York Press – Gered Mankowitz: A Retrospective

Major retrospective exhibition by legendary photographer at Harrogate art gallery

 

Source: http://www.yorkpress.co.uk/leisure/exhibitions/9854468.Gered_Mankowitz__A_Retrospective__RedHouse_Originals__Harrogate__until_August_31/
By Charles Hutchinson

3rd August 2012

GERED Mankowitz has gone back to basics for the first career retrospective of his four decades of music photography, on show at the RedHouse Originals Gallery in Harrogate.
“It’s entirely black and white, and every one of the 100-plus photographs featured in the exhibition has been made by hand in the darkroom by Barbara Wilson using traditional wet processing from the original negatives,” says Gered, who is best known for his iconic 1960s’ photographs of The Rolling Stones and Jimi Hendrix.
“We were very strict: if there was no original negative, then a photograph could not be part of the show.”

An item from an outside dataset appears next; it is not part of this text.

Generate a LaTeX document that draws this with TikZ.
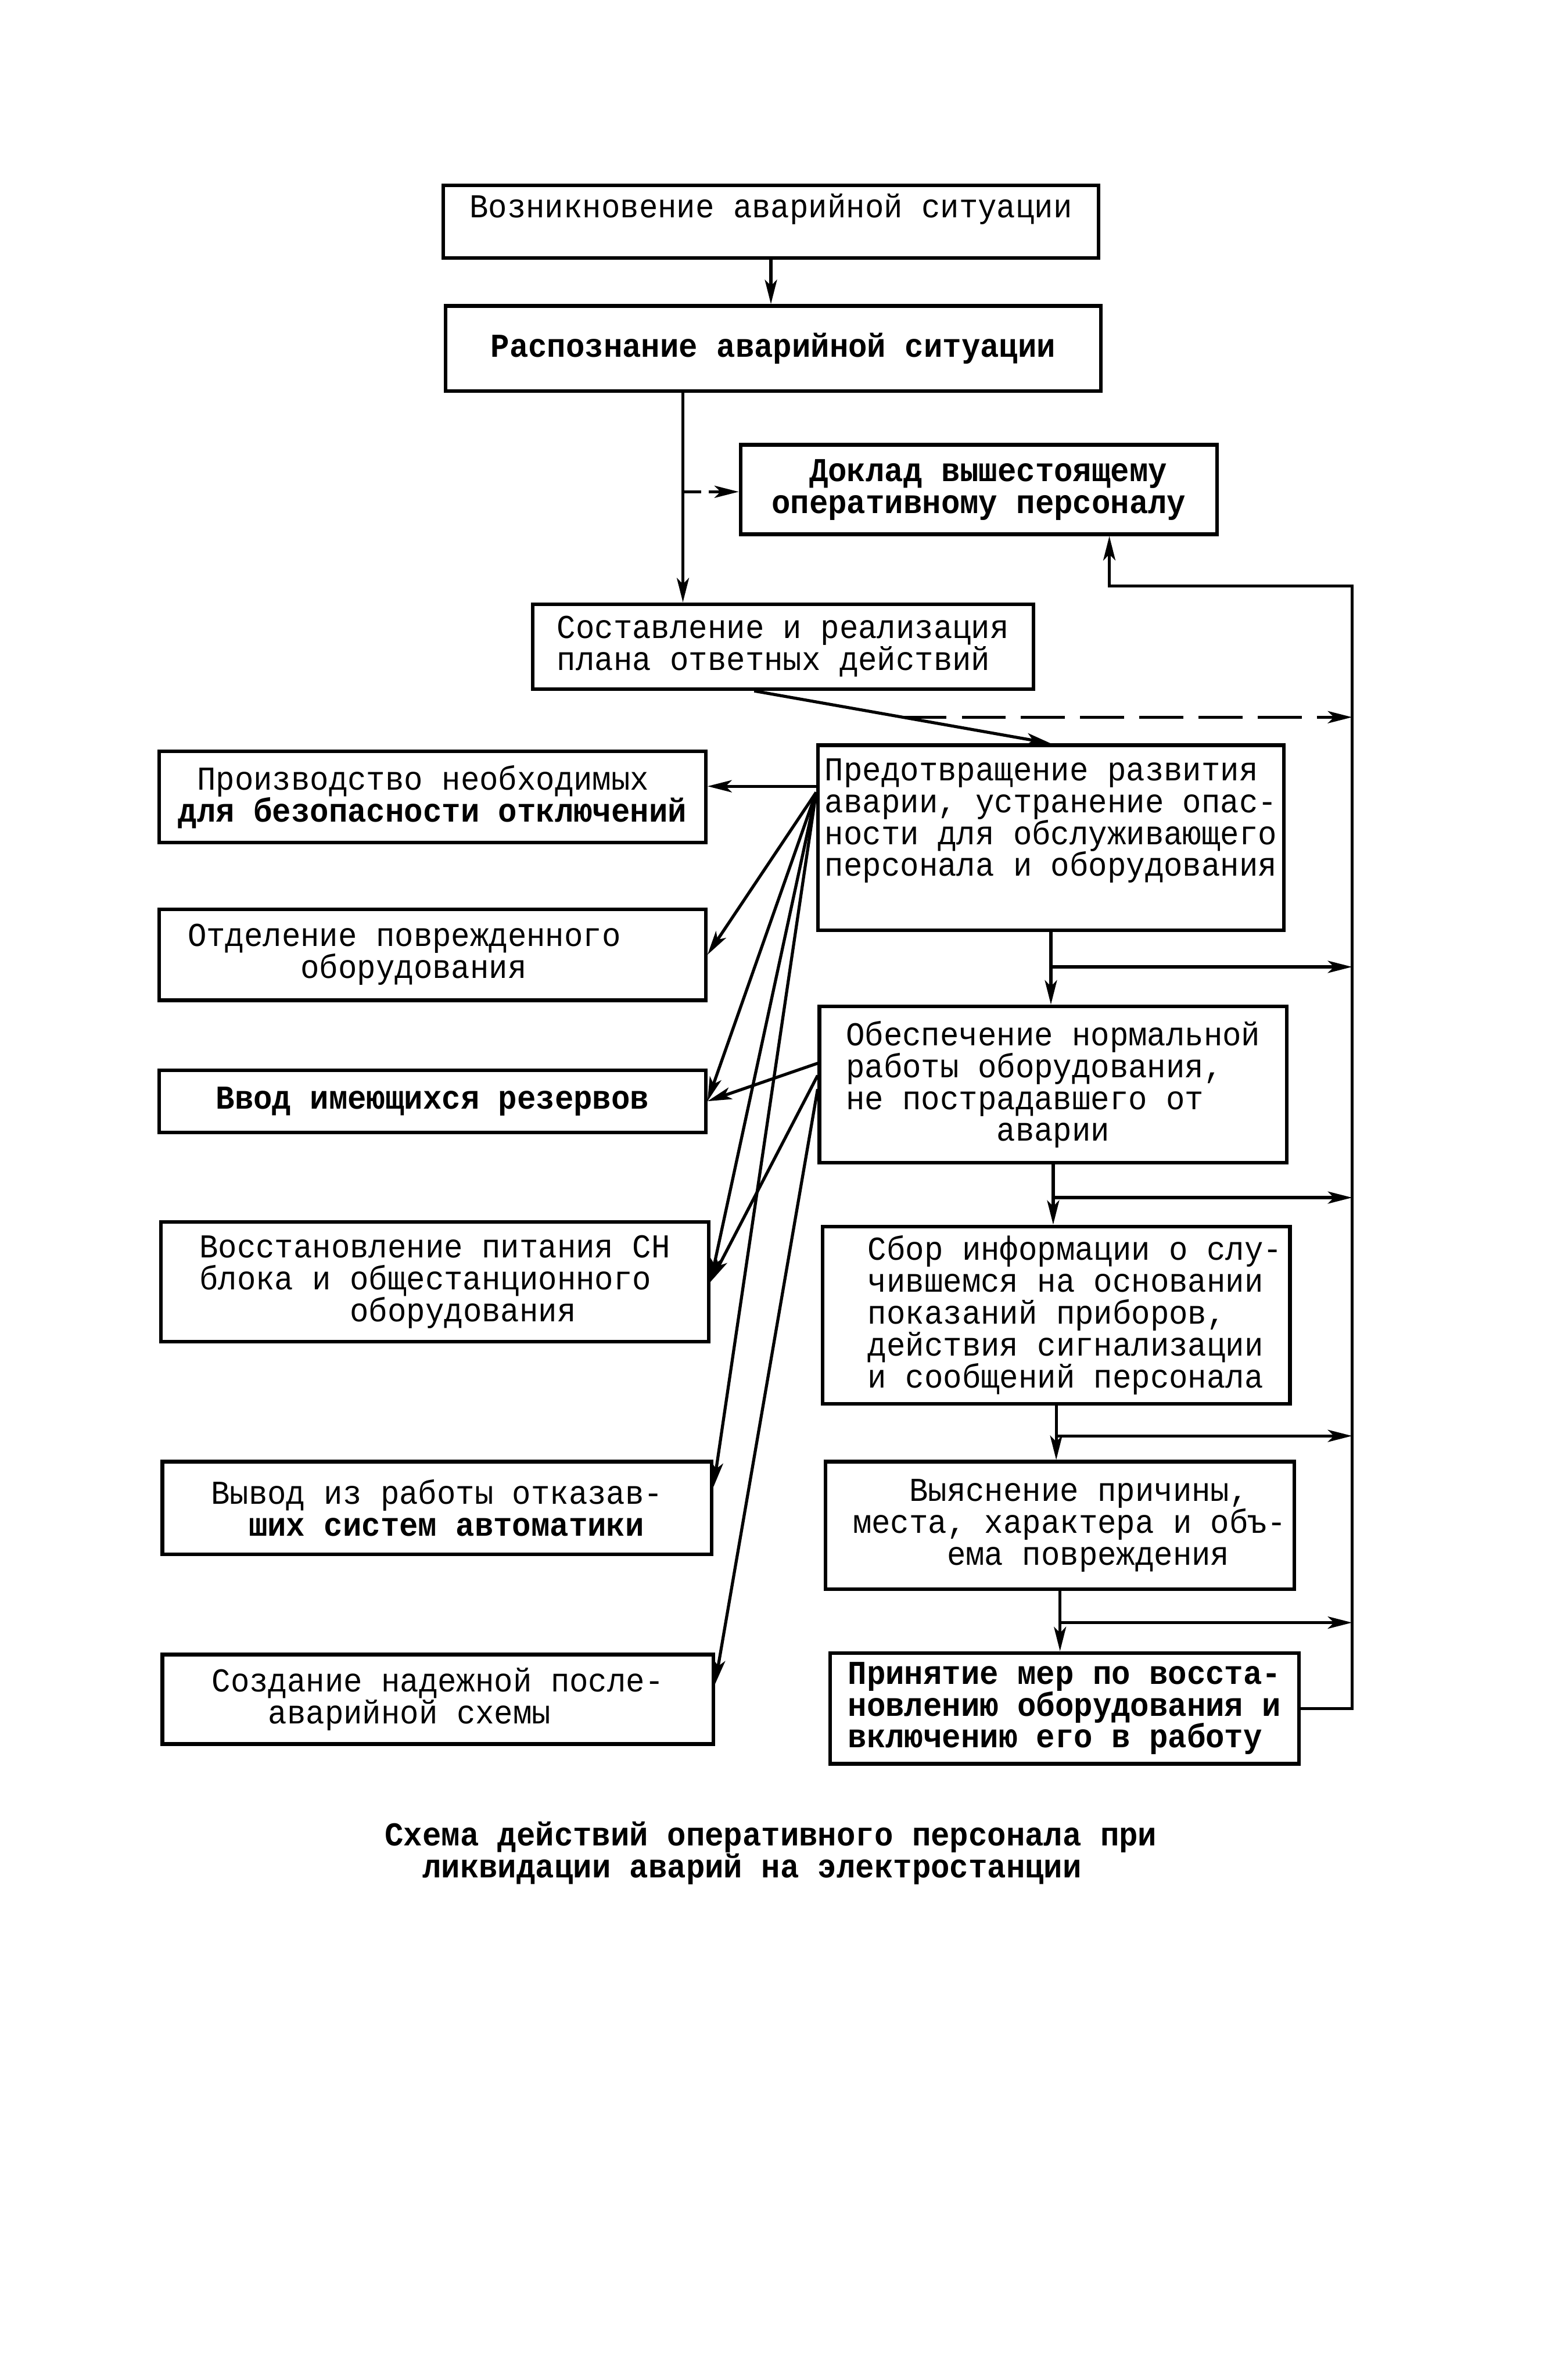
\documentclass[tikz,border=0pt]{standalone}
\usepackage{fontspec}
\newfontfamily\tw[FakeStretch=0.94]{Liberation Mono}
\usetikzlibrary{arrows.meta,calc}
\newcommand\spc{\phantom{0}}
\newcommand\twfont{\tw\fontsize{22}{21}\selectfont\lineskiplimit=-100pt\lineskip=0pt}
\begin{document}
\begin{tikzpicture}[x=1pt,y=-1pt,
  box/.style={draw,line width=2.4pt,inner sep=0pt,align=left,font=\twfont},
  conn/.style={line width=2pt},
  arr/.style={conn,-{Stealth[length=16pt,width=8pt,inset=4pt]}},
  dsh/.style={conn,dash pattern=on 29pt off 10pt,-{Stealth[length=16pt,width=8pt,inset=4pt]}},
]
\useasboundingbox (0,0) rectangle (1024,1568);
\fill[white] (0,0) rectangle (1024,1568);

% top chain
\node[box,minimum width=432pt,minimum height=48pt] (A) at (508,146)
  {Возникновение аварийной ситуации\\\mbox{}};
\node[box,minimum width=432pt,minimum height=56pt] (B) at (509.5,229.5)
  {\bfseries Распознание аварийной ситуации};
\node[box,minimum width=314pt,minimum height=59pt] (C) at (645,322.5)
  {\bfseries\spc\spc Доклад вышестоящему\\\bfseries оперативному персоналу};
\node[box,minimum width=330pt,minimum height=56pt] (D) at (516,426)
  {Составление и реализация\\плана ответных действий};

% right column
\node[box,minimum width=307pt,minimum height=122pt] (E) at (692.5,552)
  {Предотвращение развития\\аварии, устранение опас-\\ности для обслуживающего\\персонала и оборудования\\[6pt]\mbox{}};
\node[box,minimum width=308pt,minimum height=103pt] (F) at (694,714.5)
  {Обеспечение нормальной\\работы оборудования,\\не пострадавшего от\\\spc\spc\spc\spc\spc\spc\spc\spc аварии};
\node[box,minimum width=308pt,minimum height=117pt] (G) at (696,866.5)
  {\spc\spc Сбор информации о слу-\\\spc\spc чившемся на основании\\\spc\spc показаний приборов,\\\spc\spc действия сигнализации\\\spc\spc и сообщений персонала};
\node[box,minimum width=309pt,minimum height=84pt] (H) at (698.5,1005)
  {\spc\spc\spc\spc Выяснение причины,\\\spc места, характера и объ-\\\spc\spc\spc\spc\spc\spc ема повреждения};
\node[box,minimum width=309pt,minimum height=73pt] (I) at (701.5,1125.5)
  {\bfseries Принятие мер по восста-\\\bfseries новлению оборудования и\\\bfseries включению его в работу};

% left column
\node[box,minimum width=360pt,minimum height=60pt] (L1) at (285,525)
  {\spc Производство необходимых\\\bfseries для безопасности отключений};
\node[box,minimum width=360pt,minimum height=60pt] (L2) at (285,629)
  {Отделение поврежденного\spc\spc\spc\\\spc\spc\spc\spc\spc\spc оборудования};
\node[box,minimum width=360pt,minimum height=41pt] (L3) at (285,725.5)
  {\bfseries Ввод имеющихся резервов};
\node[box,minimum width=361pt,minimum height=79pt] (L4) at (286.5,844.5)
  {Восстановление питания СН\\блока и общестанционного\\\spc\spc\spc\spc\spc\spc\spc\spc оборудования};
\node[box,minimum width=362pt,minimum height=61pt] (L5) at (288,993.5)
  {Вывод из работы отказав-\\\bfseries\spc\spc ших систем автоматики};
\node[box,minimum width=363pt,minimum height=59pt] (L6) at (288.5,1119.5)
  {Создание надежной после-\\\spc\spc\spc аварийной схемы};

% caption
\node[font=\twfont,align=left,inner sep=0pt] (caption) at (508,1221)
  {\bfseries Схема действий оперативного персонала при\\\bfseries\spc\spc ликвидации аварий на электростанции};

% coordinates
\coordinate (xl) at (450,0);
\coordinate (cd) at (450,324);
\coordinate (cx) at (731,0);
\coordinate (bt) at (891,386);
\coordinate (r1) at (891,637);
\coordinate (r2) at (891,789);
\coordinate (r3) at (891,946);
\coordinate (r4) at (891,1069);
\coordinate (d1) at ([xshift=-19pt]D.south);
\coordinate (dm) at ($(d1)!0.5!(E.north)$);
\coordinate (eo) at ([yshift=30pt]E.west);
\coordinate (e1) at ([yshift=34pt]E.west);

% top connectors
\draw[arr] (A.south) -- (A.south |- B.north);
\draw[arr] (B.south -| xl) -- (D.north -| xl);
\draw[conn,dash pattern=on 12pt off 5pt on 40pt,-{Stealth[length=16pt,width=8pt,inset=4pt]}] (cd) -- (cd -| C.west);
\draw[arr] (d1) -- (E.north);
\draw[dsh] (dm) -- (dm -| bt);

% right column chain
\draw[arr] (E.south) -- (E.south |- F.north);
\draw[arr] (E.south |- r1) -- (r1);
\draw[arr] (F.south) -- (F.south |- G.north);
\draw[arr] (F.south |- r2) -- (r2);
\draw[arr] (G.south) -- (G.south |- H.north);
\draw[arr] (G.south |- r3) -- (r3);
\draw[arr] (H.south) -- (H.south |- I.north);
\draw[arr] (H.south |- r4) -- (r4);
\draw[arr] (I.east) -| (bt) -- (bt -| cx) -- (C.south -| cx);

% fan from E
\draw[arr] (e1) -- (e1 -| L1.east);
\draw[arr] (eo) -- (L2.east);
\draw[arr] (eo) -- (L3.east);
\draw[arr] (eo) -- (L4.east);
\draw[arr] (eo) -- ([yshift=14pt]L5.east);
% fan from F
\draw[arr] ([yshift=14pt]F.west) -- (L3.east);
\draw[arr] ([yshift=6pt]F.west) -- (L4.east);
\draw[arr] ([yshift=-3pt]F.west) -- ([yshift=10pt]L6.east);
\end{tikzpicture}
\end{document}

The eight by ten-inch size of the archival silver gelatin photographic prints “really draws the viewer to examine the intricate details up close”, suggests Gered.
“I’ve never exhibited or offered my work in this size before, and they really are a delight to behold. In this digital age where the values of traditional photographic techniques have been eroded, it’s very important for me to be able to produce an entire exhibition using traditional methods while the individual skills and materials are still available,” he says.

On display – and frankly essential viewing – until August 31, Mankowitz’s largest ever collection of photographs features not only the Stones and Hendrix but a doe-eyed Marianne Faithfull, Georgie Fame, The Yardbirds, Small Faces, Donovan and Spencer Davis Group, before moving on to the progressive end of the Sixties with Soft Machine, Traffic and Free. Look out for the ferocious, leonine hair of Free’s Paul Kossoff, the hirsute highlight of the show.

Mankowitz continued photographing musicians throughout the Seventies, Eighties and Nineties (and he still is, as witnessed by his press shots for the exquisitely camp Patrick Wolf, not part of the show).

The Seventies are represented by definitive images of a teenage Kate Bush in an infamously revealing leotard and later contorted inside a wooden box; smooth operator Robert Palmer in a clinch with Elkie Brooks; the playfulness of Sparks, Sweet and Slade; and the urban wasteland of The Jam’s 1977 sleeve for This Is The Modern World (only this time in even more striking black and white).

Onwards through late-Seventies’ Generation X and Magazine, to Eighties’ sharp suits Duran Duran and ABC, the exhibition concludes with second division Nineties’ guitar bands Ride and Kula Shaker and cocksure kings-in-waiting Oasis in their breakthrough year of 1994. Liam has never looked more the rock star, insurrectionist attitude writ large in his cheekbones.

The exhibition was premiered in London in April at specialist music photography gallery Snap, where Jimmy Page joined Mankowitz for the official opening.

Gered was in attendance again at last Saturday’s launch of the retrospective’s northern debut, and it was a chance to ask him why Jimi Hendrix’s skin was so blotchy. “Bad food,” he revealed, as only someone with such close access to the volcanic guitarist would know.

Gered Mankowitz, A Retrospective runs at RedHouse Originals, Cheltenham Mount, Harrogate, until August 31, presented in partnership with the Harrogate International Festival Fringe. Opening hours are Monday to Saturday, 10am to 6pm, and on Sundays by appointment on 01423 884400; admission is free.